→ Dataset excerpts:
============================================================
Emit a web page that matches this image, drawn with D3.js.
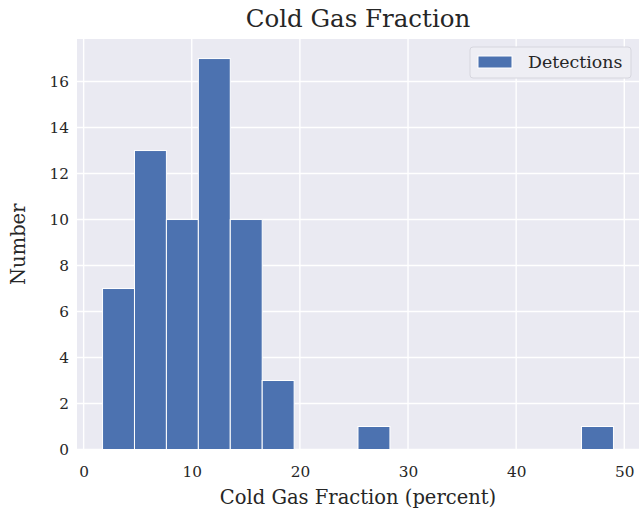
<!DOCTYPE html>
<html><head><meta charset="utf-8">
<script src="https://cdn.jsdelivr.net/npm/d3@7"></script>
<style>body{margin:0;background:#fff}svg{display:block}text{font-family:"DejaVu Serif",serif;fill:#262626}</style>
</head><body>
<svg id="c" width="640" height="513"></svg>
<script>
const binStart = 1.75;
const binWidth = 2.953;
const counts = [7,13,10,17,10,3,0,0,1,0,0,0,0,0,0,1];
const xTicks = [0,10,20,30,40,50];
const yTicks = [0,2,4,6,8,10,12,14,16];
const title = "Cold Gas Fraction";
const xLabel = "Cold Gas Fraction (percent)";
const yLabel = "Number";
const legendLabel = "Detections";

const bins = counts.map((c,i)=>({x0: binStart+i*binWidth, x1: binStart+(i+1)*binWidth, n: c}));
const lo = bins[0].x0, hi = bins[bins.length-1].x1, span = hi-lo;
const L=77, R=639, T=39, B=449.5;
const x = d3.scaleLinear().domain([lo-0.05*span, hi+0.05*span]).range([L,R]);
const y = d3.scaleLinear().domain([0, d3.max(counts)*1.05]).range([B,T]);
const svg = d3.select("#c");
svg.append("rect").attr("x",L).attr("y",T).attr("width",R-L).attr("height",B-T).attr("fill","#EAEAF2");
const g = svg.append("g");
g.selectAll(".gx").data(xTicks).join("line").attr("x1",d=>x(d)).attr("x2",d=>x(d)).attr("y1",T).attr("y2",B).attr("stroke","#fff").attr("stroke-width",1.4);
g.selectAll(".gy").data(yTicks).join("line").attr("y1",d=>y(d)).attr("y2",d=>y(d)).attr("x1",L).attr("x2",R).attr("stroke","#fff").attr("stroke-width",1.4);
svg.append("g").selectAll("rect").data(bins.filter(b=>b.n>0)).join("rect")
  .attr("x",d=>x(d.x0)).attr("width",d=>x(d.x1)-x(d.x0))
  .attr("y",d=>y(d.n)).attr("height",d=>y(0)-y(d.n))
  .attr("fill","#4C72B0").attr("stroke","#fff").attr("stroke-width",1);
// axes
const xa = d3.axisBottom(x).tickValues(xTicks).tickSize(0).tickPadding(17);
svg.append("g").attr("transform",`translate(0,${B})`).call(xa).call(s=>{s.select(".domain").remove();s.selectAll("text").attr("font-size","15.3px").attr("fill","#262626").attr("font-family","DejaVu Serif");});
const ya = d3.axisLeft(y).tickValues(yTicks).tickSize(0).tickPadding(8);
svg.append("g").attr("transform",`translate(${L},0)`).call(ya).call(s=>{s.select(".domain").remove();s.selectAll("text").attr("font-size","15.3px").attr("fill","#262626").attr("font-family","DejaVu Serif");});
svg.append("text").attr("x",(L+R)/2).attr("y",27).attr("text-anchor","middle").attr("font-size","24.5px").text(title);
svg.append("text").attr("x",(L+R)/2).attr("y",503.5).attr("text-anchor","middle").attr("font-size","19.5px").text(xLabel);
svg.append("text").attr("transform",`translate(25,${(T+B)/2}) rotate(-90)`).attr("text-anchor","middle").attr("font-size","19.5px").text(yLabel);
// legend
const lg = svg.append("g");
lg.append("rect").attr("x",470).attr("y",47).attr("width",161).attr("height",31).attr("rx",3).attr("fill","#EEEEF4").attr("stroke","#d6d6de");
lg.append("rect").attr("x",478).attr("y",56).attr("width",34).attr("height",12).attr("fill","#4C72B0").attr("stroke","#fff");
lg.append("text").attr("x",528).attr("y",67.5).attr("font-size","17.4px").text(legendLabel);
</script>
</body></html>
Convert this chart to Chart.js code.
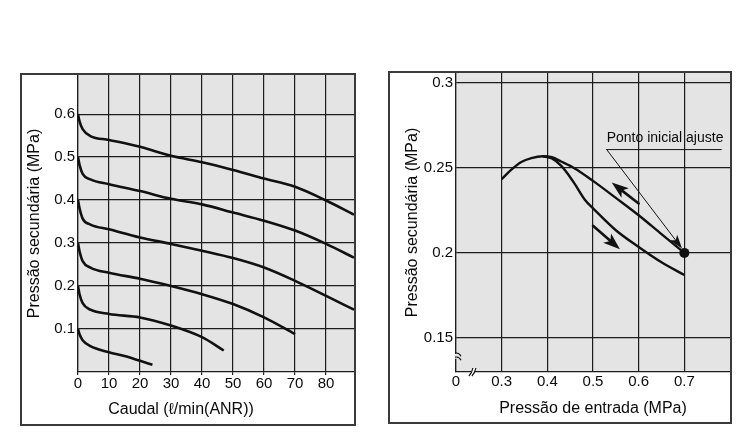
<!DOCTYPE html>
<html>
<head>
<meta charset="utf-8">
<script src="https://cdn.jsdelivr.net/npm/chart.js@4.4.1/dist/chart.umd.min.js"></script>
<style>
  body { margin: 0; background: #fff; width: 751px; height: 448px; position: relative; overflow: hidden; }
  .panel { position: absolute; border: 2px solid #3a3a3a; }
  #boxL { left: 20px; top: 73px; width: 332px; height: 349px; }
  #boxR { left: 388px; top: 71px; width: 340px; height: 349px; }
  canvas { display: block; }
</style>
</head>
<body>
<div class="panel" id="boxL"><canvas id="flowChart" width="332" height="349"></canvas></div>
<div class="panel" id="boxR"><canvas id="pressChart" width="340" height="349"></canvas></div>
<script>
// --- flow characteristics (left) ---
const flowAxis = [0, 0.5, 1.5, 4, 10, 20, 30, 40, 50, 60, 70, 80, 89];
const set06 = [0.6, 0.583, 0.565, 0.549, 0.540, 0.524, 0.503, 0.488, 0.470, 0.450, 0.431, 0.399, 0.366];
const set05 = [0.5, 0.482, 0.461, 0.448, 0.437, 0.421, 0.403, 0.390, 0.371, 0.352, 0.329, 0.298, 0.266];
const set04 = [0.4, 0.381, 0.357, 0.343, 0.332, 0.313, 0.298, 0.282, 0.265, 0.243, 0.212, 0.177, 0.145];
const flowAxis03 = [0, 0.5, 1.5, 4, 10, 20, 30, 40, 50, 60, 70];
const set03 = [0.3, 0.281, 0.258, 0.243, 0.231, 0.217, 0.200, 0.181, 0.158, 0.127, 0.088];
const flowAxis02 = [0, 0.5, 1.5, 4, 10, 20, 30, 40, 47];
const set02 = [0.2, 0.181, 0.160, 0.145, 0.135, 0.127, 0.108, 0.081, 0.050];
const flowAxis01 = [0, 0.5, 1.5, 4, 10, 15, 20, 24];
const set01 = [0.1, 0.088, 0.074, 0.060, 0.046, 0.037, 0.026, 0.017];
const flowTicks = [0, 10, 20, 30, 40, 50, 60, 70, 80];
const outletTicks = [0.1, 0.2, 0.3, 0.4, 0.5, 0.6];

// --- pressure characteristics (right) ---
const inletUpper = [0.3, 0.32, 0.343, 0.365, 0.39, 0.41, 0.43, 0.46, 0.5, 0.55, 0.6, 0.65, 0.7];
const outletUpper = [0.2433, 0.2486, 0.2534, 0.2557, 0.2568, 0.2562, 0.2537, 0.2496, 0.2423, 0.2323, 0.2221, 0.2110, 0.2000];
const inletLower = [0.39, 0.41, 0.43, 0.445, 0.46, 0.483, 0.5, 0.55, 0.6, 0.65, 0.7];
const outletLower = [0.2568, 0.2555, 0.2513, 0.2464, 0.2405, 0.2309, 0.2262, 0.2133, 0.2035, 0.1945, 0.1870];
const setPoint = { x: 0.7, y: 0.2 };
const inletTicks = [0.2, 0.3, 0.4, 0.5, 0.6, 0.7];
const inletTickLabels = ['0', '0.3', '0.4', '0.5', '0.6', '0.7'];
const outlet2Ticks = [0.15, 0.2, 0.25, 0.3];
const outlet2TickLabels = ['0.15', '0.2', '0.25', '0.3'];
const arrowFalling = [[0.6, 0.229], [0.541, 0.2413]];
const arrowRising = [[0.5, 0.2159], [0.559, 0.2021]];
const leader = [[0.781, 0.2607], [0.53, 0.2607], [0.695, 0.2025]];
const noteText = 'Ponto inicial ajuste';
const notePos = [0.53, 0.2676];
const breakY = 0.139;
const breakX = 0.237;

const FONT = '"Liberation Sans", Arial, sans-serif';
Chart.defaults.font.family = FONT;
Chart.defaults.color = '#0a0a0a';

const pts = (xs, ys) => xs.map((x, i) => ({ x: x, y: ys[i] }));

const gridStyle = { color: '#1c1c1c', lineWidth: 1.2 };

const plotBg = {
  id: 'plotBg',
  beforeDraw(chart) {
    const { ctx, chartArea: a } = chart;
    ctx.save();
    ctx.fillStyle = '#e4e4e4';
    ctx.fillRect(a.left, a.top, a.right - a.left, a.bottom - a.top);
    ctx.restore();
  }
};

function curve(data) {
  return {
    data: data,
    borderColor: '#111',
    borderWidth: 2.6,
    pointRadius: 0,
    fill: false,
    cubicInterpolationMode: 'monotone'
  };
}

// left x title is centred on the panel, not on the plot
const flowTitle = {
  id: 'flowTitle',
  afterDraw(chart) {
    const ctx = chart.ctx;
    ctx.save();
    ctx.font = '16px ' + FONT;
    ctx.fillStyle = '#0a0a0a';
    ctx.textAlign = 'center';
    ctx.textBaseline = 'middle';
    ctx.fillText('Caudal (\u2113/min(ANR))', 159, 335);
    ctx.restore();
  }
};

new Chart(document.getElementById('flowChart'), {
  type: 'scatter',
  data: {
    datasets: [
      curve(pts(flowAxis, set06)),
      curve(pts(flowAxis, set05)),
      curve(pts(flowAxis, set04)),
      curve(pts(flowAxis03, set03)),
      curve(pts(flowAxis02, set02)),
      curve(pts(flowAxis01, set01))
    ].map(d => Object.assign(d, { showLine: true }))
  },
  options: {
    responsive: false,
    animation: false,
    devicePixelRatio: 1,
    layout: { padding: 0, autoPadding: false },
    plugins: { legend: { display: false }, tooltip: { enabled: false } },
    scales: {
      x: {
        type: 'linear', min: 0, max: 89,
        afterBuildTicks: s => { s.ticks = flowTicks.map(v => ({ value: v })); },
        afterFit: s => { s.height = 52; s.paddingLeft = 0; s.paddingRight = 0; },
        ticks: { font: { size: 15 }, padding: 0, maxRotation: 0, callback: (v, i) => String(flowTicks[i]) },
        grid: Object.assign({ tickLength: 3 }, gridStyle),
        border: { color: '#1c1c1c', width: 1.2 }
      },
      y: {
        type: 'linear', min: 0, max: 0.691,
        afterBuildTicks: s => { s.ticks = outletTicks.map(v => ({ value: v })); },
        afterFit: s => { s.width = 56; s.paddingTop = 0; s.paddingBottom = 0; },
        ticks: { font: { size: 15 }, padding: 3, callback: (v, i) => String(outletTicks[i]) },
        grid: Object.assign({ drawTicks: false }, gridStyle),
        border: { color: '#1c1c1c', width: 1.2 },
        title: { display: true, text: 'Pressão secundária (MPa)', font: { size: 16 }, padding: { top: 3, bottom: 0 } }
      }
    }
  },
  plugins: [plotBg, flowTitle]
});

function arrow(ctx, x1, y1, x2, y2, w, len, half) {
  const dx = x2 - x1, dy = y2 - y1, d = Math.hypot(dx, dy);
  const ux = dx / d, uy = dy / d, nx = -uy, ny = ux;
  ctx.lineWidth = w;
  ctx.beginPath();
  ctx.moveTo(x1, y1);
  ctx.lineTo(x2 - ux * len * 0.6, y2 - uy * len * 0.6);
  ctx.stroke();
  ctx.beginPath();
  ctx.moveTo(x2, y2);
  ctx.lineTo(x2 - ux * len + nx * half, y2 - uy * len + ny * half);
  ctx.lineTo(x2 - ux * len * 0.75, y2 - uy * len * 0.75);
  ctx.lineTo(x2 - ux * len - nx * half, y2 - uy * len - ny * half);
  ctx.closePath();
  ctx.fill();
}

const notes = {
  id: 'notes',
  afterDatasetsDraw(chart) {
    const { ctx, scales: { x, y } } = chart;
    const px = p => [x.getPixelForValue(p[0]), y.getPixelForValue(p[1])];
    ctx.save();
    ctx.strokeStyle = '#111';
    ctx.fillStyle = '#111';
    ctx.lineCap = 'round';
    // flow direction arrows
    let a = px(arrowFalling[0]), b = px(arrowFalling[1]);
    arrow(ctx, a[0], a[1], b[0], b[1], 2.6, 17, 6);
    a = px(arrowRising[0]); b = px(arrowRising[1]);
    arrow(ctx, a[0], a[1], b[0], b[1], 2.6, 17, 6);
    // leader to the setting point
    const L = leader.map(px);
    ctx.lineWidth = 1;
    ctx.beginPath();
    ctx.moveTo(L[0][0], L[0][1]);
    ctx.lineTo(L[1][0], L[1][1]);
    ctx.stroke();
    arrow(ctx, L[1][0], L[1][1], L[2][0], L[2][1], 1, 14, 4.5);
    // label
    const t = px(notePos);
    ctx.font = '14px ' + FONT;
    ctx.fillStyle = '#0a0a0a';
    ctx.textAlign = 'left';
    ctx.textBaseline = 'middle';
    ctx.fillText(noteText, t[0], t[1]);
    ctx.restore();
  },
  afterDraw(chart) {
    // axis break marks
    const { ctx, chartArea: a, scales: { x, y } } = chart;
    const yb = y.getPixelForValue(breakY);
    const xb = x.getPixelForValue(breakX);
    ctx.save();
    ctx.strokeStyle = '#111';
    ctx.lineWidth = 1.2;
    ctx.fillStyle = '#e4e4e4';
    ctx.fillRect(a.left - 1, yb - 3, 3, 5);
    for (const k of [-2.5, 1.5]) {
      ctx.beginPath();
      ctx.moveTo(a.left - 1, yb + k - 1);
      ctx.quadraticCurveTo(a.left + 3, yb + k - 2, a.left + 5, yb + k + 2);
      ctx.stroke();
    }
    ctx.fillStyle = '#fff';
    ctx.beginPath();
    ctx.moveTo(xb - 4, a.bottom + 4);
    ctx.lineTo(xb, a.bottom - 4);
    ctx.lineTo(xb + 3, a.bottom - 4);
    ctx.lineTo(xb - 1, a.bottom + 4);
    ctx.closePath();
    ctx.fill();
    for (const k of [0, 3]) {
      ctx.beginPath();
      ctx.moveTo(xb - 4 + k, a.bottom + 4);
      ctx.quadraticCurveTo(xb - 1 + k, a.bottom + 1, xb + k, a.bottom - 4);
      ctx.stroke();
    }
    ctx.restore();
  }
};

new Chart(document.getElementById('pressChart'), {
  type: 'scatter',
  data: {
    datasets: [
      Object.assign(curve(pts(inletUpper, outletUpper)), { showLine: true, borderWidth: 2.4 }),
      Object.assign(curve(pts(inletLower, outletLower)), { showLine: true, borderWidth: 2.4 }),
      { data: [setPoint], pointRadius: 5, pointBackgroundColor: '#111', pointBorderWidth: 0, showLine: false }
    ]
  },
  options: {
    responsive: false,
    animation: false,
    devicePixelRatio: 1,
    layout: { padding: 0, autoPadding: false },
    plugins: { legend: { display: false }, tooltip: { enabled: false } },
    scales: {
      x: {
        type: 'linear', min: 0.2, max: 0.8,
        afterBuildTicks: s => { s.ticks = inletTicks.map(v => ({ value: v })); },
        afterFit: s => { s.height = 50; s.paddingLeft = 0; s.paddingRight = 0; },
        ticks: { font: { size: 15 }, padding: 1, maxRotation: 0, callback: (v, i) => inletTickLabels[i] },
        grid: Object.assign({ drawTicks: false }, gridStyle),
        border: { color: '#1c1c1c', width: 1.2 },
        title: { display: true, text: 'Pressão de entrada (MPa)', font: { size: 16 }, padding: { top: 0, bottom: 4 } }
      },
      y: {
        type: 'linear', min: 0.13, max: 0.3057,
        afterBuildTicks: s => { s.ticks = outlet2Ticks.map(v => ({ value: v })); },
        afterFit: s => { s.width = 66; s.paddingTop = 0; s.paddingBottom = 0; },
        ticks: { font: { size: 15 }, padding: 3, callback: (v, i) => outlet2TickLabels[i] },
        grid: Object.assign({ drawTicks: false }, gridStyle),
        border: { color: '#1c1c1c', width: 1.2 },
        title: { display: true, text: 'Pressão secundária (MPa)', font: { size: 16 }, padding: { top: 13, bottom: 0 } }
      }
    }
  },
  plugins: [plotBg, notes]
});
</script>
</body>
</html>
============================================================
→ Task directions:
Would you restate, exactly and with no pictures, the lines of the entries above from the one containing "Convert this chart to Chart.js code." through the one containing "const outletTicks = [0.1, 0.2, 0.3, 0.4, 0.5, 0.6];"?

→ Task solution:
Convert this chart to Chart.js code.
<!DOCTYPE html>
<html>
<head>
<meta charset="utf-8">
<script src="https://cdn.jsdelivr.net/npm/chart.js@4.4.1/dist/chart.umd.min.js"></script>
<style>
  body { margin: 0; background: #fff; width: 751px; height: 448px; position: relative; overflow: hidden; }
  .panel { position: absolute; border: 2px solid #3a3a3a; }
  #boxL { left: 20px; top: 73px; width: 332px; height: 349px; }
  #boxR { left: 388px; top: 71px; width: 340px; height: 349px; }
  canvas { display: block; }
</style>
</head>
<body>
<div class="panel" id="boxL"><canvas id="flowChart" width="332" height="349"></canvas></div>
<div class="panel" id="boxR"><canvas id="pressChart" width="340" height="349"></canvas></div>
<script>
// --- flow characteristics (left) ---
const flowAxis = [0, 0.5, 1.5, 4, 10, 20, 30, 40, 50, 60, 70, 80, 89];
const set06 = [0.6, 0.583, 0.565, 0.549, 0.540, 0.524, 0.503, 0.488, 0.470, 0.450, 0.431, 0.399, 0.366];
const set05 = [0.5, 0.482, 0.461, 0.448, 0.437, 0.421, 0.403, 0.390, 0.371, 0.352, 0.329, 0.298, 0.266];
const set04 = [0.4, 0.381, 0.357, 0.343, 0.332, 0.313, 0.298, 0.282, 0.265, 0.243, 0.212, 0.177, 0.145];
const flowAxis03 = [0, 0.5, 1.5, 4, 10, 20, 30, 40, 50, 60, 70];
const set03 = [0.3, 0.281, 0.258, 0.243, 0.231, 0.217, 0.200, 0.181, 0.158, 0.127, 0.088];
const flowAxis02 = [0, 0.5, 1.5, 4, 10, 20, 30, 40, 47];
const set02 = [0.2, 0.181, 0.160, 0.145, 0.135, 0.127, 0.108, 0.081, 0.050];
const flowAxis01 = [0, 0.5, 1.5, 4, 10, 15, 20, 24];
const set01 = [0.1, 0.088, 0.074, 0.060, 0.046, 0.037, 0.026, 0.017];
const flowTicks = [0, 10, 20, 30, 40, 50, 60, 70, 80];
const outletTicks = [0.1, 0.2, 0.3, 0.4, 0.5, 0.6];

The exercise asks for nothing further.